The legitimacy of BPM I and IV can be questioned on the grounds that I is before the beginning, the timeless state of Original Embedment, and IV is after the end. If we are concerning ouselves with the process of differentiation, we are concerned with the onset of Disembedment/Separation and the progress to the Egoic Stage, where the nonegoic is repressed and the mental-ego is stable. This seems to be the process reflected in both physical birth and in the Heroic and Creation myths. The process of reintegration leading to the Transegoic Stage does not seem to be a smooth continuation of this, but more like a recapitulation; the latency and middle-mental-egoic periods look very much like an interlude rather than a real part of this action. It could be said that BPM I preceeds the process we are interested in, and IV commences an interlude that preceeds another; indeed, the symmetry of I and IV lead me to question their separation, since the differentiation and reintegration processes seem to have a circular or spiral quality.

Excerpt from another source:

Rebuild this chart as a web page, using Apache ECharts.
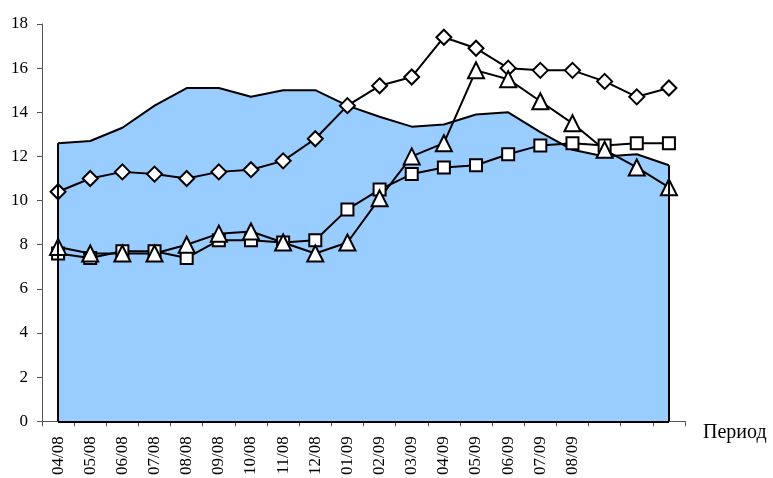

Also, BPM II and III are clearly active elements in observed psychology: I am not convinced that I and IV are. It could be argued that they may be less visible because they characterize normal, well-adjusted people. They might be characteristic of the latency/mental-egoic periods when nonegoic potentials are quiescent. It does seem to me that most ordinary people exposed to nonegoic potentials will experience BPM II and III motifs.
The transformative process seems to be at least partly characterised by a progress from stability thru an unstable period marked by BPM II and then BPM III leading to a new stabilility. BPM I and IV seem to describe the periods of stability when active transformation is not occurring, and I suggest that BPM IV describes the beginning of such a peaceful period and BMP I describes the body of it. The direction of this process seems to be invariant, whether it concerns the individuation of the ego from Original Embedment in the nonegoic or the later reintegration of the ego with the nonegoic. Despite the apparent reversal of direction in the latter case, the same motion from stability thru BPM II and then III borderline states to a higher stability seems to occur. Perhaps the reverse motion, from BPM III to BPM II, occurs in those cases when reintegration fails and becomes regression, degeneration and devolution to psychosis.
I as yet have no alternative formulation to offer, but do feel that such may be called for.